Volcanoes form where magma reaches Earth’s surface.

Volcano:  the opening in Earth’s crust through which magma, gases, and ash erupt, and the landform that develops around this opening

*A volcanic eruption occurs when magma rises to the surface.

How does this magma form? 3 ways:

1.  A decrease in pressure– lowers melting temperature and allows solid rock to melt

-Occurs at divergent boundaries.

2. An increase in temperature– melts rock

-Occurs at a hot spot.

3. An increase in the amount of water in the asthenosphere– lowers melting temperature and allows solid rock to melt

-Occurs at subduction boundaries.

-Once magma is formed, it rises to the surface because it is less dense than the solid materials around it!

*3 Places Volcanoes Form:

1. At Subduction Boundaries– When an oceanic plate is forced beneath another plate, volcanoes always form on the overriding (top) plate.

-If the top plate is a continental plate, a range of mountains and volcanoes forms.

Ex.- Cascade Range

-If the top plate is an oceanic plate, a chain of volcanic islands called a volcanic island arc forms.

Ex.- islands of Indonesia

2. At Divergent BoundariesMost of the magma that reaches Earth’s surface does so here, along the mid-ocean ridges.

-Thus, most of Earth’s volcanic activity takes place beneath the oceans!

3. Over Hot Spots– areas of volcanic activity that form from plumes of hot, solid material that have risen from deep within Earth’s mantle

-A hot spot stays in the same place in the mantle, as the lithospheric plate slides over it.

-Forms a chain of volcanoes on the plate as the plate moves across the hot spot.

Ex.- Hawaiian Islands

-The largest and youngest island, Hawaii, currently lies over the hot spot, as this island is still volcanically active!  Other islands have moved past the hot spot, and are thus extinct volcanoes.

Examples

North American Plate:

Name of Volcano: Augustine Volcano

  • Last Eruption: January 2006
  • Current status: active
  • Brief story: Augustine Volcano is located on Augustine Island in Alaska.
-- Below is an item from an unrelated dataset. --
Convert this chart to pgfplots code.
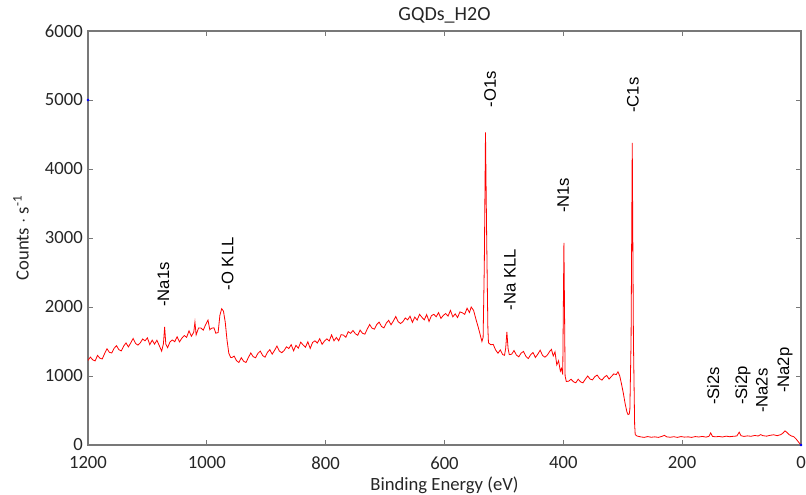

It is also one of the utmost hazards in Alaska.

South American Plate

Name of Volcano: Mount Hudson

  • Last Eruption: October 1991
  • Current status: volcanic activity occurs inside the caldera (a crater caused by the collapse of the volcano)
  • Brief story: The eruption in 1991 was one of the largest in the twentieth century. It is covered by a glacier in Chile.

African Plate

Name of Volcano: Erta Ale

  • Last Eruption: 2006
  • Current status: active
  • Brief story: Erta Ale is located in Ethopia and is recognized for its lava lake activity. It has erupted 7 times within the past 125 years.

Eurasian Plate

Name of Volcano: Mount Fuji

  • Last Eruption: from December 1707 to January 1708 lasting 16 days
  • Current status: dormant; eruptions may take place in the future
  • Brief story: Mount Fuji is one of Japan’s most famous landmarks located west of Tokyo and its highest mountain.  The name, Fuji, in Japanese means wealth. To the Shinto and Buddhism religions, Mount Fuji is very sacred in their history.

Philippines Plate

Name of Volcano: Mayon Volcano

  • Last Eruption: August 2006
  • Current status: active
  • Brief story: Mayon volcano sits on Luzon in the Philippines. Like other volcanoes, it also has been considered as an equivalent to Mount Fuji as it almost has perfectly- shaped cone.  Lastly, it is the most active volcano in the Philippines because it has erupted over 50 times within the past 400 years.